米国在住のフェイスブックやインスタグラムのユーザーの中で、がん治療に興味があるとメタに判断された人なら、メキシコのCHIPSA(太平洋国際病院センター)が最近掲載したこの広告や、その他20件ほどの広告を目にしたことがあるかもしれない。米国との国境近くにあるCHIPSAが出したこのような広告はすべて、メタの広告ライブラリで公開されている。これは、がん患者をターゲットとして、誤解を招いたり虚偽の健康効果を主張したりするフェイスブック上で飛び交う広告の一例である。

フェイスブックやインスタグラムのユーザー、医療研究者、そしてメタの広告ライブラリから得た証拠によると、メタにはセンセーショナルな健康効果を謳った広告があふれており、同社はそこから直接利益を得ていることがわかる。誤解を招く広告は数カ月間、あるいは数年間、問題として取り上げられないまま流布される可能性がある。MITテクノロジーレビューが調査した広告の中には、場合によってはすぐに身体に害が及ぶことが証明されている治療法を宣伝するものもあった。その他にも、効果が疑わしい高額な治療法をユーザーに案内する広告もあった。
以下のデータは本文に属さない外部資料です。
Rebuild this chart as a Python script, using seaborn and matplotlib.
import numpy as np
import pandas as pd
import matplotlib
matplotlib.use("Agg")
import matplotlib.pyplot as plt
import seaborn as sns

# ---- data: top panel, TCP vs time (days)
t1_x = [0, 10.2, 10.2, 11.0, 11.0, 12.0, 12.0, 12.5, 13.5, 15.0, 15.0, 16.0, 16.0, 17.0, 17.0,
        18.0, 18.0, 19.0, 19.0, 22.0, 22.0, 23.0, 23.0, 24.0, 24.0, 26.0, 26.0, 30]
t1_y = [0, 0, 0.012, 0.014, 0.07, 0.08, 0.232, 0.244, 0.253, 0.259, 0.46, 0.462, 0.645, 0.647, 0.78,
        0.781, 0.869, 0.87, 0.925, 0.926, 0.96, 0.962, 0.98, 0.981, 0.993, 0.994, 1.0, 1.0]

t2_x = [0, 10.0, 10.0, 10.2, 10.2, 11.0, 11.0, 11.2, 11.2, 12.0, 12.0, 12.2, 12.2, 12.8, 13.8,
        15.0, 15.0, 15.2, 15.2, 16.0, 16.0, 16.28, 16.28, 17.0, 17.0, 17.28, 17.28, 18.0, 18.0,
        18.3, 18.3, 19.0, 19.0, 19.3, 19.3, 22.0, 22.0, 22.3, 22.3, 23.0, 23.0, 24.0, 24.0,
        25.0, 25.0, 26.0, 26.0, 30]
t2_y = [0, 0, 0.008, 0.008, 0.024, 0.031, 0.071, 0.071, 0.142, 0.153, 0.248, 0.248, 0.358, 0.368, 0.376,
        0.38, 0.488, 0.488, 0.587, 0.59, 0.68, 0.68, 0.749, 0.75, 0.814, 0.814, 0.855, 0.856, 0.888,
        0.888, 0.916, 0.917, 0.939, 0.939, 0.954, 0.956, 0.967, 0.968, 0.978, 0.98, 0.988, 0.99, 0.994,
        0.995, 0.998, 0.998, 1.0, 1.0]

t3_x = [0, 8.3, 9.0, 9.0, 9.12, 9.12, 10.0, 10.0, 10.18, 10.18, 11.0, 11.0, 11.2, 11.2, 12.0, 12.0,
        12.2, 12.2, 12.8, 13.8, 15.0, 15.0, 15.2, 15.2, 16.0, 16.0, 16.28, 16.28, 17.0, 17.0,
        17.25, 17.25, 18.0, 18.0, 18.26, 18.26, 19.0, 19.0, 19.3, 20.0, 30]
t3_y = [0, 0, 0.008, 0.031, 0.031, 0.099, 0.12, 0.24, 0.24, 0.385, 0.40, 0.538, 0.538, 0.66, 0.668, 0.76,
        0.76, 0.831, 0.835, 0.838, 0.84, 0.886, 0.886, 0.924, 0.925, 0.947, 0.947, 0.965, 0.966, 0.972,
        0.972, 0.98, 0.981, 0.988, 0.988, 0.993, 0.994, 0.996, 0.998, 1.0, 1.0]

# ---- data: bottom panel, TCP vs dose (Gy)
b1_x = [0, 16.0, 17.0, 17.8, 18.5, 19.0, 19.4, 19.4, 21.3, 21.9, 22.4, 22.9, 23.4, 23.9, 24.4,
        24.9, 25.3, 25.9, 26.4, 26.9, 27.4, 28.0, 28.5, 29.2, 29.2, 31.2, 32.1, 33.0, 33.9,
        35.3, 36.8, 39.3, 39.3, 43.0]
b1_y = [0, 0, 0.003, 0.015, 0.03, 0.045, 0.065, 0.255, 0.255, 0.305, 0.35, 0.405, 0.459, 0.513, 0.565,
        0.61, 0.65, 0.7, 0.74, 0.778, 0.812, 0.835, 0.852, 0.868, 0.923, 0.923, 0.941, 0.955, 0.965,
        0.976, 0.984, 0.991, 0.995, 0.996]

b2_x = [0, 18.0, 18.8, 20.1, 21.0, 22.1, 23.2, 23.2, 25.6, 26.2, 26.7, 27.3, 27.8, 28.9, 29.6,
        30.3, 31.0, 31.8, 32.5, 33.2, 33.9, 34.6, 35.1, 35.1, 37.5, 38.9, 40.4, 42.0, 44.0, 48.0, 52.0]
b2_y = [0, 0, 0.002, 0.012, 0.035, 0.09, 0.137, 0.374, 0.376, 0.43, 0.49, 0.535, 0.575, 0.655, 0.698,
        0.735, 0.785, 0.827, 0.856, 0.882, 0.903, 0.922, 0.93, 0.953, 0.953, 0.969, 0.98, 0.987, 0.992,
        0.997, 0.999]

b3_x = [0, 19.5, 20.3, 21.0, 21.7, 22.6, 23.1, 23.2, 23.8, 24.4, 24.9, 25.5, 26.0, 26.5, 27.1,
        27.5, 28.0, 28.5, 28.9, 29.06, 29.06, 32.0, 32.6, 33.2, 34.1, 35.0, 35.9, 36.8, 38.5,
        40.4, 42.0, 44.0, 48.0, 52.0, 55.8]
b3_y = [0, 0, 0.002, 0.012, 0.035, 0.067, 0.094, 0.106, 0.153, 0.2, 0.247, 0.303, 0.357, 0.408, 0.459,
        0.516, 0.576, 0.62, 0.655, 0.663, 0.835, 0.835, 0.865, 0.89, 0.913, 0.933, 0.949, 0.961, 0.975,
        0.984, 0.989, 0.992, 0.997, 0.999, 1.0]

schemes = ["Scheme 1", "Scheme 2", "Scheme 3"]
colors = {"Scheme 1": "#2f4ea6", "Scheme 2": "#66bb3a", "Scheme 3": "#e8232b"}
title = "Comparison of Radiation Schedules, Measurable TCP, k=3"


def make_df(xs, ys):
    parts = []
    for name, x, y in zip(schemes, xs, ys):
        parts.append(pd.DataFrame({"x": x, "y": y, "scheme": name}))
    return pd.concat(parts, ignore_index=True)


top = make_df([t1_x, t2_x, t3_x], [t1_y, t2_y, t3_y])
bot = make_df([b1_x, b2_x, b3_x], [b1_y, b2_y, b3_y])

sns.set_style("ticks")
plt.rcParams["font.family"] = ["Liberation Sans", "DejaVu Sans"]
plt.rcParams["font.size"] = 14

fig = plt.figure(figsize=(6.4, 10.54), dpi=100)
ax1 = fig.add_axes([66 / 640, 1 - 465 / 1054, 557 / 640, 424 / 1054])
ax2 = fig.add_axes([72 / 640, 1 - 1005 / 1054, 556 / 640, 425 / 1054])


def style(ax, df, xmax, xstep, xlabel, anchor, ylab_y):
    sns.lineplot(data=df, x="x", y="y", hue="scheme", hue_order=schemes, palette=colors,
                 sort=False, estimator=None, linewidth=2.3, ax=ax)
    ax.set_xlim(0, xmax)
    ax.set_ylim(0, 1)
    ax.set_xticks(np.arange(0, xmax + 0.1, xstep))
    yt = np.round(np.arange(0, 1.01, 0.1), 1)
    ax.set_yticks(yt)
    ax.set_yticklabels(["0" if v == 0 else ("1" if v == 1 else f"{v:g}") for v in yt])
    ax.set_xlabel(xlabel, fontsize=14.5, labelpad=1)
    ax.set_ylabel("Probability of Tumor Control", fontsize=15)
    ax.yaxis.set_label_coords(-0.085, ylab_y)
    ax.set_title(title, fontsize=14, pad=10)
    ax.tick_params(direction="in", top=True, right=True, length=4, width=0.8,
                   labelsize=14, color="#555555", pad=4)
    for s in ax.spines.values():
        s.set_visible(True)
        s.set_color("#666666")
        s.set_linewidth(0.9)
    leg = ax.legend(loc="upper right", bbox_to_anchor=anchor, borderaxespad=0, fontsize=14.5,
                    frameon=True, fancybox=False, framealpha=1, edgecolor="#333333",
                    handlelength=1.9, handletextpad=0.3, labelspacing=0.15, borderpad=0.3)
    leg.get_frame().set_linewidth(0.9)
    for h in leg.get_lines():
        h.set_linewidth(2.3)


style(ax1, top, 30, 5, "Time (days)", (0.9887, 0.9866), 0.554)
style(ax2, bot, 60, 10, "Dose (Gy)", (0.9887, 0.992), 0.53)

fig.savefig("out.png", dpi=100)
CHIPSAは1979年に設立され、がんの総合治療を提供する地域病院を自称している。フェイスブックでは、がん研究の「最先端」を行く施設と説明がある。しかし、この病院の根幹である「ゲルソン・プロトコル(Gerson Protocol)」と呼ばれる食事療法は「まったくのナンセンス」だと語るのは、ミシガン州ウェイン州立大学の腫瘍専門外科医で、Webサイト「サイエンスベースト・メディシン(Science-Based Medicine)」の編集長であるデビッド・ゴースキーだ。1920年代にドイツ人医師ゲルソンが片頭痛治療のために開発したこの治療法は、特殊な食事療法と頻繁な「デトックス」で構成されている。医学界では数十年も前からその効果は否定されている。
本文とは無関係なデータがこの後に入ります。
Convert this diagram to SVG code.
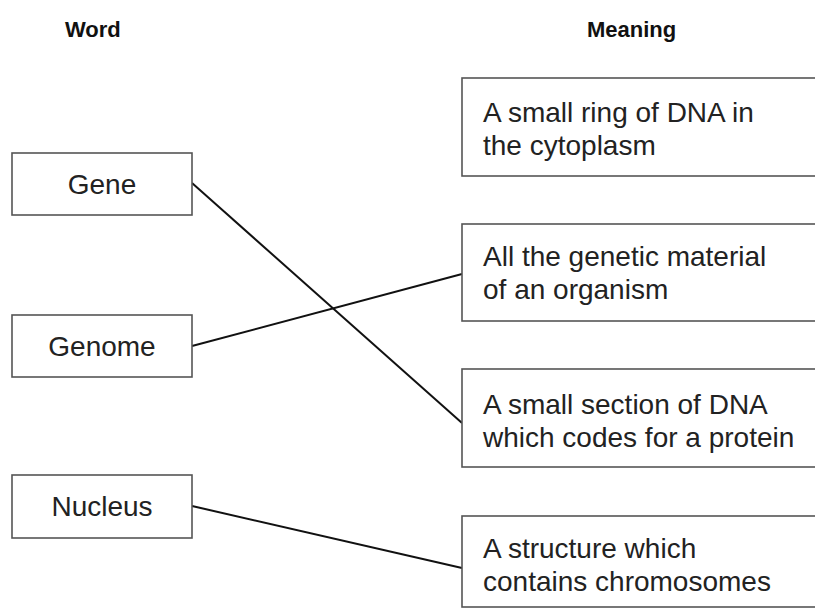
<svg xmlns="http://www.w3.org/2000/svg" width="815" height="612" viewBox="0 0 815 612">
<style>
.box{fill:#fff;stroke:#555;stroke-width:1.6}
.t{font-family:"Liberation Sans",Arial,sans-serif;font-size:28px;fill:#222}
.h{font-family:"Liberation Sans",Arial,sans-serif;font-size:22px;font-weight:bold;fill:#111}
.c{stroke:#111;stroke-width:2;fill:none}
</style>
<rect width="815" height="612" fill="#fff"/>
<text class="h" x="65" y="37">Word</text>
<text class="h" x="587" y="37">Meaning</text>
<g id="connectors">
<line class="c" x1="192" y1="183" x2="462" y2="423"/>
<line class="c" x1="192" y1="346" x2="462" y2="274"/>
<line class="c" x1="192" y1="506" x2="462" y2="568"/>
</g>
<g id="gene"><rect class="box" x="12" y="153" width="180" height="62"/><text class="t" x="102" y="194" text-anchor="middle">Gene</text></g>
<g id="genome"><rect class="box" x="12" y="315" width="180" height="62"/><text class="t" x="102" y="356" text-anchor="middle">Genome</text></g>
<g id="nucleus"><rect class="box" x="12" y="475" width="180" height="63"/><text class="t" x="102" y="516" text-anchor="middle">Nucleus</text></g>
<g id="m1"><rect class="box" x="462" y="78" width="370" height="98"/><text class="t" x="483" y="122">A small ring of DNA in</text><text class="t" x="483" y="155">the cytoplasm</text></g>
<g id="m2"><rect class="box" x="462" y="224" width="370" height="97"/><text class="t" x="483" y="266">All the genetic material</text><text class="t" x="483" y="299">of an organism</text></g>
<g id="m3"><rect class="box" x="462" y="369" width="370" height="98"/><text class="t" x="483" y="414">A small section of DNA</text><text class="t" x="483" y="447">which codes for a protein</text></g>
<g id="m4"><rect class="box" x="462" y="516" width="370" height="91"/><text class="t" x="483" y="558">A structure which</text><text class="t" x="483" y="591">contains chromosomes</text></g>
</svg>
CHIPSAは、電話や電子メールによる再三のコメント要請にも応じなかった。

MITテクノロジーレビューはメタに対し、CHIPSAが掲載する5件の広告と、ヴェリタ・ライフ(Verita Life)という別の国際クリニックの3件の広告に注意を促す報告をした。これに対して、メタの広報責任者であるマーク・ランネバーガーから、「不治の病の治療を謳うことを禁止している当社の誤解を招く主張の方針に違反する広告を数件」削除したと返答があった。

削除した広告の特定を要請すると、アパトンががんを「死滅させる」と主張した広告と、米国の医療制度に対する「不信感の高まり」に触れながら特殊ながん治療を宣伝していた広告を拒否した、とランネバーガー広報責任者は説明した。後者の広告とまったく同じ文章で、異なる画像を使った別の広告は依然としてアクティブなままだ。

オーストラリアの医学生で急性骨髄性白血病を患っているニキール・オーターによると、「私のようながん患者やがんを克服した人たちは、常にこのような代替医療の宣伝攻勢を受けています」。オーターがフェイスブックでがん治療センターの広告を目にし始めたのは2019年のことだ。これは、フェイスブックや他のプラットフォームが、健康に関する誤情報の配信を制限するために作った新しいポリシーを展開し始めた時期と重なる。